Description:
The CREATE VIEW privilege cannot be granted unless
the view for which the privilege is granted already
exists. But since there can only be one table/view
with the same name, this means that a user who is
granted the CREATE VIEW privilege can never create
the view regardless. This is different behaviour from
the CREATE privilege, which can be granted for a table
that doesn't already exist, thus allowing the grantee
to make use of the privilege.
Note1:
Ideally, the CREATE and CREATE VIEW privileges should
not be object privileges at all -- they should be system
privileges and the ON clause should not accept any
table name.
Note2:
This is related to Bug#7091, which was written up based
on a false understanding of how the CREATE VIEW
privilege should work.
How to repeat:
-- sign on as root
mysql> select current_user;
+----------------+
| current_user |
+----------------+
| root@localhost |
+----------------+
1 row in set (0.01 sec)
mysql> select * from t;
ERROR 1146 (42S02): Table 'tp.t' doesn't exist
mysql> grant create on t to me;
Query OK, 0 rows affected (0.03 sec)
-- GRANT CREATE works even though table t does not exist
-- sign on as me
mysql> select current_user;
+--------------+
| current_user |
+--------------+
| me@% |
+--------------+
1 row in set (0.00 sec)
mysql> use tp;
Database changed
mysql> create table t (col1 int);
Query OK, 0 rows affected (0.01 sec)
-- This is the correct response; me can create the table t.
mysql> create table t1 (col1 int);
ERROR 1142 (42000): CREATE command denied to user 'me'@'localhost' for table 't1'
-- This is the correct response; me hasn't been granted the privilege
to create a table called t1.
-- sign on as root
mysql> select current_user;
+----------------+
| current_user |
+----------------+
| root@localhost |
+----------------+
1 row in set (0.00 sec)
mysql> select * from v;
ERROR 1146 (42S02): Table 'tp.v' doesn't exist
mysql> grant create view on v to me;
ERROR 1146 (42S02): Table 'tp.v' doesn't exist
-- This differs from the CREATE [TABLE] implementation.

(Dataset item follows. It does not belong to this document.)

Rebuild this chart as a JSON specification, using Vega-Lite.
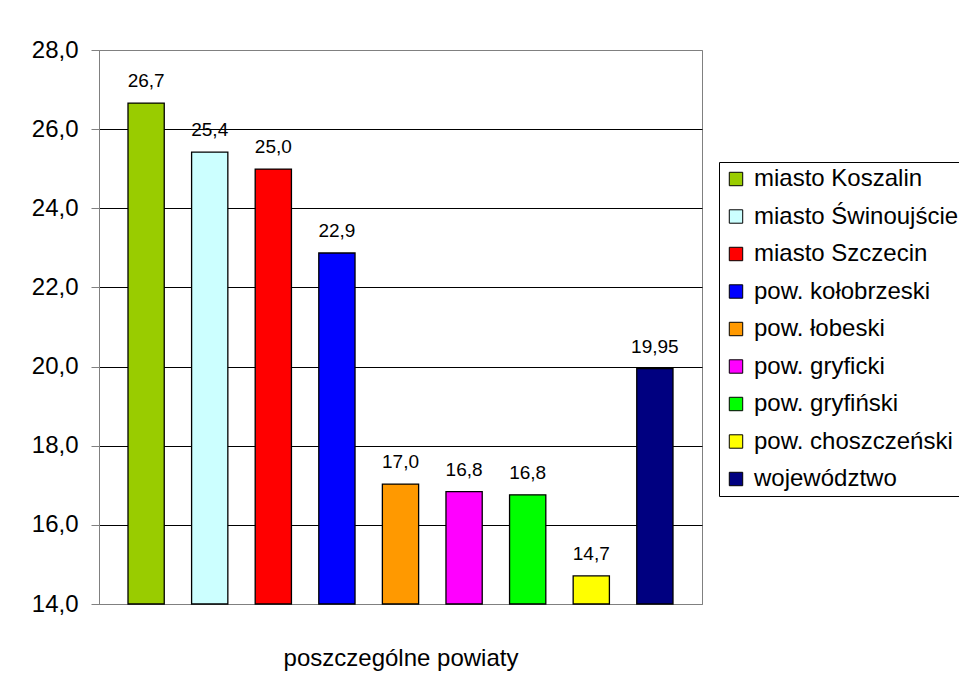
{
  "$schema": "https://vega.github.io/schema/vega-lite/v6.json",
  "autosize": "none",
  "padding": {"left": 99, "top": 50, "right": 257, "bottom": 71},
  "width": 603,
  "height": 554,
  "background": "white",
  "data": {
    "values": [
      {"name": "miasto Koszalin", "value": 26.66, "label": "26,7"},
      {"name": "miasto Świnoujście", "value": 25.42, "label": "25,4"},
      {"name": "miasto Szczecin", "value": 24.99, "label": "25,0"},
      {"name": "pow. kołobrzeski", "value": 22.87, "label": "22,9"},
      {"name": "pow. łobeski", "value": 17.03, "label": "17,0"},
      {"name": "pow. gryficki", "value": 16.84, "label": "16,8"},
      {"name": "pow. gryfiński", "value": 16.76, "label": "16,8"},
      {"name": "pow. choszczeński", "value": 14.71, "label": "14,7"},
      {"name": "województwo", "value": 19.95, "label": "19,95"}
    ]
  },
  "encoding": {
    "x": {
      "field": "name",
      "type": "nominal",
      "sort": null,
      "scale": {"paddingInner": 0.43, "paddingOuter": 0.456},
      "axis": {
        "labels": false,
        "ticks": false,
        "domainColor": "#808080",
        "title": "poszczególne powiaty",
        "titleFontSize": 24,
        "titleFontWeight": "normal",
        "titleFont": "Liberation Sans",
        "titleColor": "black",
        "titlePadding": 42
      }
    },
    "y": {
      "field": "value",
      "type": "quantitative",
      "scale": {"domain": [14, 28], "zero": false, "nice": false},
      "axis": {
        "title": null,
        "values": [14, 16, 18, 20, 22, 24, 26, 28],
        "format": ".1f",
        "labelFontSize": 24,
        "labelFont": "Liberation Sans",
        "labelColor": "black",
        "labelPadding": 13,
        "tickSize": 8,
        "tickColor": "#808080",
        "domainColor": "#808080",
        "grid": true,
        "gridColor": {"condition": {"test": "datum.value === 28 || datum.value === 14", "value": "#808080"}, "value": "black"},
        "gridOpacity": 1
      }
    }
  },
  "layer": [
    {
      "mark": {"type": "bar", "stroke": "black", "strokeWidth": 1.3},
      "encoding": {
        "y2": {"datum": 14},
        "color": {
          "field": "name",
          "type": "nominal",
          "scale": {
            "domain": ["miasto Koszalin", "miasto Świnoujście", "miasto Szczecin", "pow. kołobrzeski", "pow. łobeski", "pow. gryficki", "pow. gryfiński", "pow. choszczeński", "województwo"],
            "range": ["#99CC00", "#CCFFFF", "#FF0000", "#0000FF", "#FF9900", "#FF00FF", "#00FF00", "#FFFF00", "#000080"]
          },
          "legend": {
            "title": null,
            "orient": "none",
            "legendX": 620,
            "legendY": 112,
            "symbolType": "square",
            "symbolSize": 180,
            "symbolStrokeColor": "black",
            "symbolStrokeWidth": 1,
            "symbolOpacity": 1,
            "labelFontSize": 24,
            "labelFont": "Liberation Sans",
            "labelColor": "black",
            "labelLimit": 400,
            "labelOffset": 6,
            "rowPadding": 13.5,
            "padding": 5,
            "strokeColor": "black",
            "fillColor": "white"
          }
        }
      }
    },
    {
      "mark": {"type": "text", "baseline": "bottom", "dy": -12, "fontSize": 19, "font": "Liberation Sans", "color": "black"},
      "encoding": {
        "text": {"field": "label"}
      }
    }
  ],
  "config": {
    "locale": {"number": {"decimal": ",", "thousands": " ", "grouping": [3], "currency": ["", " zł"]}},
    "view": {"stroke": "#808080", "strokeWidth": 1}
  }
}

Although I can GRANT CREATE for a table that doesn't already
exist, I cannot GRANT CREATE VIEW for a view that doesn't
already exist. But if I create the view so that I can grant
the privilege, what's the point? There can only be one view
with the same name.
-- sign on as me
mysql> select current_user;
+--------------+
| current_user |
+--------------+
| me@% |
+--------------+
1 row in set (0.00 sec)
mysql> create view v as select * from t;
ERROR 1142 (42000): CREATE VIEW command denied to user 'me'@'localhost' for table 'v'
-- This is as expected, since root was not able to GRANT
CREATE VIEW ON v to me. But the GRANT should be allowed.
-- sign on as root
mysql> select current_user;
+----------------+
| current_user |
+----------------+
| root@localhost |
+----------------+
1 row in set (0.00 sec)
mysql> create view v as select * from t;
Query OK, 0 rows affected (0.00 sec)
mysql> grant all on t to me;
Query OK, 0 rows affected (0.00 sec)
mysql> grant create view on v to me;
Query OK, 0 rows affected (0.00 sec)
-- Now root has created view v, so the GRANT is accepted.
-- sign on as me
mysql> select current_user;
+--------------+
| current_user |
+--------------+
| me@% |
+--------------+
1 row in set (0.00 sec)
mysql> create view v as select * from t;
ERROR 1050 (42S01): Table 'v' already exists
-- Now me has the privilege to create the view, but still
can't -- because the view already exists. Deadlock.